● Data provided

****************************************

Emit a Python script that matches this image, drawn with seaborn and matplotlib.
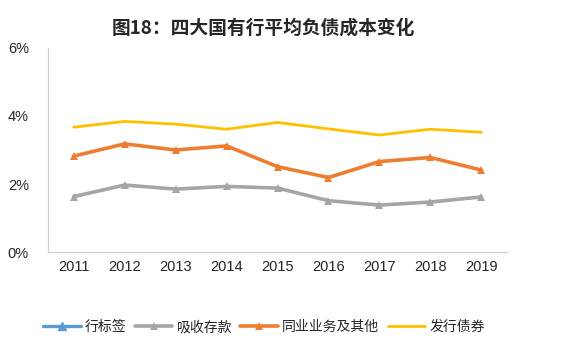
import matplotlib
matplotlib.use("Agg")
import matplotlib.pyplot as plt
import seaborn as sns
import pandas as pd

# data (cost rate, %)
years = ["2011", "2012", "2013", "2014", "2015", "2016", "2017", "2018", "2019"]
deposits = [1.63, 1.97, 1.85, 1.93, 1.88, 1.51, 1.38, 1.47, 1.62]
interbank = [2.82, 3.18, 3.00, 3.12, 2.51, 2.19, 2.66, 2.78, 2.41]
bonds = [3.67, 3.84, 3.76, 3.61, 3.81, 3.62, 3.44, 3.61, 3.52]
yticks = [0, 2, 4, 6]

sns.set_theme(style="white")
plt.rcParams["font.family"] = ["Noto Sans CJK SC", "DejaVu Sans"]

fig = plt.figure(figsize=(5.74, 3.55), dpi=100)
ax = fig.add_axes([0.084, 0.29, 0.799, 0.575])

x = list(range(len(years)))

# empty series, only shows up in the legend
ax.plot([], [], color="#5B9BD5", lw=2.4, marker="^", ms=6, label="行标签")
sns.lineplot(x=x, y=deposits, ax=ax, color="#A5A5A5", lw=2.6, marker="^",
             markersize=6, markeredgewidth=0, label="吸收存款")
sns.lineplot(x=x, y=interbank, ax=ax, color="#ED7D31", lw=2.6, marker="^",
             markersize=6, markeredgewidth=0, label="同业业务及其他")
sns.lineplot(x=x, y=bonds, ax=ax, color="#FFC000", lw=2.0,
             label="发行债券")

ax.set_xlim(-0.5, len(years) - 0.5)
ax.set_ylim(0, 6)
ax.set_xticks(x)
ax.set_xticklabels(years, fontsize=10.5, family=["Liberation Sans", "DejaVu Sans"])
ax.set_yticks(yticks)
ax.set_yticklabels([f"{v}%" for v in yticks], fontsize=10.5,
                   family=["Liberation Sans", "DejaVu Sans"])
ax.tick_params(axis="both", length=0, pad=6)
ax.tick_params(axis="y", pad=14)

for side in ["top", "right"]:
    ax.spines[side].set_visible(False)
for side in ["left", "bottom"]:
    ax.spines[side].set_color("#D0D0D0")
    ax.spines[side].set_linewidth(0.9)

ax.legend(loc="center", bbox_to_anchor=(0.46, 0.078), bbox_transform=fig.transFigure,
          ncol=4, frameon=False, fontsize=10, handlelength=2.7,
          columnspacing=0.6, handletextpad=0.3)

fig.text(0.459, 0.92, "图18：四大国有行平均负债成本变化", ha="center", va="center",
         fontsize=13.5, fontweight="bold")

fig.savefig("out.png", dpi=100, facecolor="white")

****************************************

● Set exercise
Please extract exactly the lines of the data, from the first through the line containing "import pandas as pd", and add no pictures to the copy.

● Problem solution
Emit a Python script that matches this image, drawn with seaborn and matplotlib.
import matplotlib
matplotlib.use("Agg")
import matplotlib.pyplot as plt
import seaborn as sns
import pandas as pd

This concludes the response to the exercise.